Current Challenge Under the Income Tax Act, 1961
Under the prevailing provisions of the Income Tax Act, 1961, NRIs are required to compute capital gains entirely in Indian Rupees (INR). Consequently, they often face higher tax liabilities when the rupee depreciates significantly during the investment period. This depreciation inflates the rupee-denominated sale proceeds, leading to taxable gains that are purely notional and not reflective of actual profit in the foreign investor’s home currency.

For example, if an NRI invested $1 when $1 = Rs. 60 (i.e., purchased a share at Rs. 60) and sold it later for Rs. 80 when $1 = Rs. 80, the INR-based computation would show a Rs. 20 gain, even though the dollar return remains flat at $1—thus creating a tax burden without any real gain.

Proposed Solution Under Clause 72(6) of the New Bill
To address this issue, Clause 72(6) of the New Income Tax Bill, 2025 proposes that NRIs be allowed to:

Compute capital gains in the foreign currency originally used for the acquisition of the unlisted shares or debentures.

Convert the cost of acquisition, transfer-related expenditure, and sale consideration into that foreign currency.

Subsequently, convert the net capital gains back into INR using the exchange rate on the date of sale.
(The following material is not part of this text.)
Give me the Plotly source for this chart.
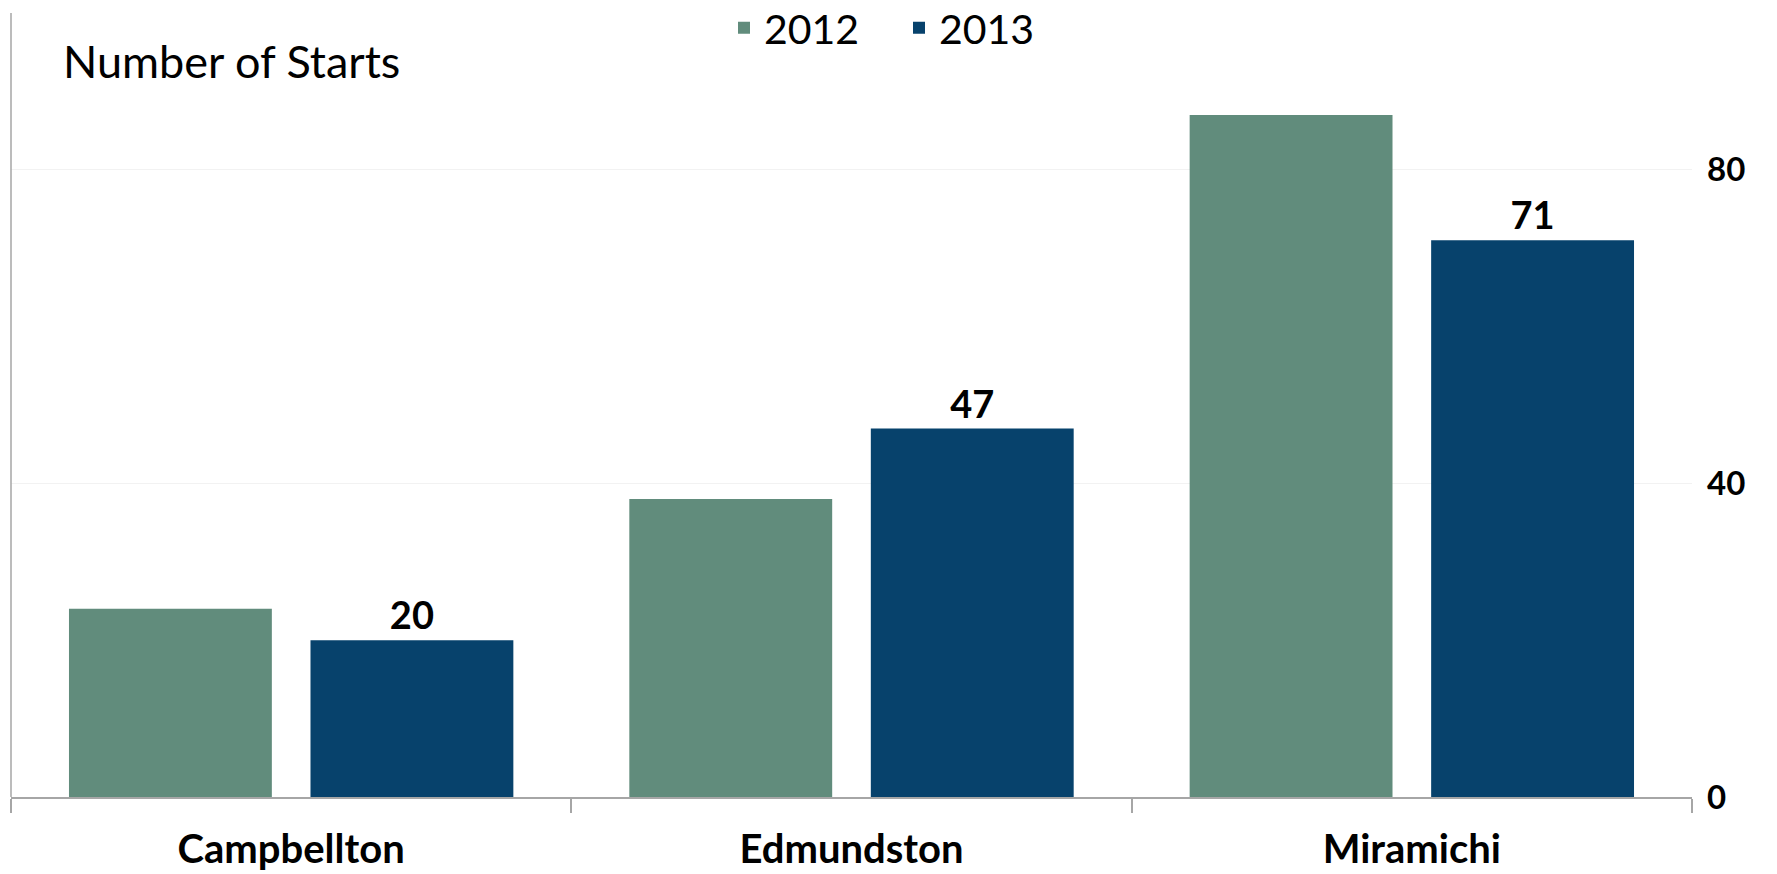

This approach effectively neutralizes the impact of currency fluctuations, ensuring that only real gains—not those arising from depreciation of the rupee—are subject to taxation.

Potential Tax Impact
Estimates indicate that this amendment could reduce the LTCG tax liability for eligible NRIs by as much as 72%, depending on the extent of rupee depreciation during the holding period. This change aligns the Indian tax regime more closely with global taxation standards, where capital gains are typically measured in the investor’s functional currency.

Scope and Limitations
The forex fluctuation benefit is applicable only to unlisted equity shares and debentures of Indian companies.
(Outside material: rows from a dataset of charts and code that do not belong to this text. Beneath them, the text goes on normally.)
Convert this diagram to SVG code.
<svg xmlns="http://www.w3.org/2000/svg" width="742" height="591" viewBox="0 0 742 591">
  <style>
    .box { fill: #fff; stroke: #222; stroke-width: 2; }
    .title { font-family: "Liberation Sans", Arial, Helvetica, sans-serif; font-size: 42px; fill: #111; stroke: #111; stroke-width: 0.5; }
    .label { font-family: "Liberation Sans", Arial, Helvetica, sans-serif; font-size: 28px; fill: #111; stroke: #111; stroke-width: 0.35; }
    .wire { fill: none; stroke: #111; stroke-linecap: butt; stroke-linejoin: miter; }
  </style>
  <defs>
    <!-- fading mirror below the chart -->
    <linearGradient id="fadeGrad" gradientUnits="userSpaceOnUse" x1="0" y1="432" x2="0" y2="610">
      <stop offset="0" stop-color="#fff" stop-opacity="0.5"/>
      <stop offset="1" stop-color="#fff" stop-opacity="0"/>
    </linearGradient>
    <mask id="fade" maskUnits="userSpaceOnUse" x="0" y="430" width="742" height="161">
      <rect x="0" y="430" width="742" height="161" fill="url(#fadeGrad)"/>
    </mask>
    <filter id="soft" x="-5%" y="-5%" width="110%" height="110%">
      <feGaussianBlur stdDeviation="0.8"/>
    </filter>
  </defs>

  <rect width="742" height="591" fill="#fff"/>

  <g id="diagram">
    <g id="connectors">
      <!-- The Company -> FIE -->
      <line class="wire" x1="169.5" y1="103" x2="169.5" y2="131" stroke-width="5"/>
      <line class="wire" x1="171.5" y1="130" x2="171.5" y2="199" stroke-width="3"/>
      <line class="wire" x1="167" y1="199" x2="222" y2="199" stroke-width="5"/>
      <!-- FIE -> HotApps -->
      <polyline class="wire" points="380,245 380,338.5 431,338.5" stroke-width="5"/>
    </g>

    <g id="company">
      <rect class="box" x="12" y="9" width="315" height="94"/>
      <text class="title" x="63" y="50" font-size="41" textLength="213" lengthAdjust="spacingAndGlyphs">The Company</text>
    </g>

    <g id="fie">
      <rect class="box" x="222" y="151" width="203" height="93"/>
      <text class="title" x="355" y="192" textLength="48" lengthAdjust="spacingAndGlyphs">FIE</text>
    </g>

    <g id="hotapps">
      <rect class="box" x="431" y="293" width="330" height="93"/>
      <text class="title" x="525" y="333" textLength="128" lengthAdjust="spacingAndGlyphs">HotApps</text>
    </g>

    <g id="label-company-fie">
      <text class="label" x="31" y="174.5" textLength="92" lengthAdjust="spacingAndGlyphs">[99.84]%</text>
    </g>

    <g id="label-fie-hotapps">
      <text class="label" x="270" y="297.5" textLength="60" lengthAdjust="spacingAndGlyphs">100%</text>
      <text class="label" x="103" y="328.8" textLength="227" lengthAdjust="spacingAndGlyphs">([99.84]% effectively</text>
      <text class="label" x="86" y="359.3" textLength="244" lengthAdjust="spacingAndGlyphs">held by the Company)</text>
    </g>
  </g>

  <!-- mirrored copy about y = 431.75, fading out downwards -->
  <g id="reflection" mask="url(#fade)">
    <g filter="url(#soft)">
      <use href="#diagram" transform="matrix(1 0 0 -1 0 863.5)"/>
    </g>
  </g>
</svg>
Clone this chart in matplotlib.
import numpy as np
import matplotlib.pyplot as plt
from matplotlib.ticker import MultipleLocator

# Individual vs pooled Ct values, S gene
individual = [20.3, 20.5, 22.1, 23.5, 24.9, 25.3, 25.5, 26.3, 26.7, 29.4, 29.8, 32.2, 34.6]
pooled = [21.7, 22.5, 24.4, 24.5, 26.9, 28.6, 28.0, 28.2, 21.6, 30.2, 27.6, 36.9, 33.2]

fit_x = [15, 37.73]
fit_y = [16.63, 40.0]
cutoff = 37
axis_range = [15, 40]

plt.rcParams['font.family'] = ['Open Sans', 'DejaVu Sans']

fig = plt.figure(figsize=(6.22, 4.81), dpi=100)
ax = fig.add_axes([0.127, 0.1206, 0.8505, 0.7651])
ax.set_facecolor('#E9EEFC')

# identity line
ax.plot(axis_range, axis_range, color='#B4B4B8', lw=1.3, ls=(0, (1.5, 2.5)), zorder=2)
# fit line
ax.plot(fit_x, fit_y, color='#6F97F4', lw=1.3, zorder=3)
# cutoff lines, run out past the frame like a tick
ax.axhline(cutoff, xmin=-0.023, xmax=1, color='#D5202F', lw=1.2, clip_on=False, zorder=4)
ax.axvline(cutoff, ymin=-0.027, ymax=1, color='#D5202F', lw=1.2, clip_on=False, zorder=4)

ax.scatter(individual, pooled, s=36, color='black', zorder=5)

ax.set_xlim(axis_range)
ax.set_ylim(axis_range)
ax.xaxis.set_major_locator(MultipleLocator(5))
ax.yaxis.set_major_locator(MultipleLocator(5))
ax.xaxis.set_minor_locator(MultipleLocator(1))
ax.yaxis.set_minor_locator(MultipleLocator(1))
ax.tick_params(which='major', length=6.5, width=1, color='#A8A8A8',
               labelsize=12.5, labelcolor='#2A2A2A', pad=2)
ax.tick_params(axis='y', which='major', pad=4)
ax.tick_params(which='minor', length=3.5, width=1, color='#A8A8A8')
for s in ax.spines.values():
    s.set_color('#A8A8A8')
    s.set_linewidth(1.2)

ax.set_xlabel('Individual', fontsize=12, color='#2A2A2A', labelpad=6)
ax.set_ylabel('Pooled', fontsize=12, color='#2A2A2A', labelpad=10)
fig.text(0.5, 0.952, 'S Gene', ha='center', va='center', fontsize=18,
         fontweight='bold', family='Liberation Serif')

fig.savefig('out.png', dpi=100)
It does not apply to listed securities traded on Indian stock exchanges, which continue to be taxed under existing rules.

The benefit is also not available to FIIs, thereby specifically targeting long-term NRI investors in private Indian businesses.

Conclusion
The proposed forex fluctuation adjustment under the New Income Tax Bill, 2025 represents a progressive step in addressing long-standing concerns of NRIs regarding over-taxation due to currency depreciation. By ensuring taxation on actual economic gains, the government aims to create a more equitable and investor-friendly tax environment, which could also encourage greater foreign investment into India’s unlisted corporate sector.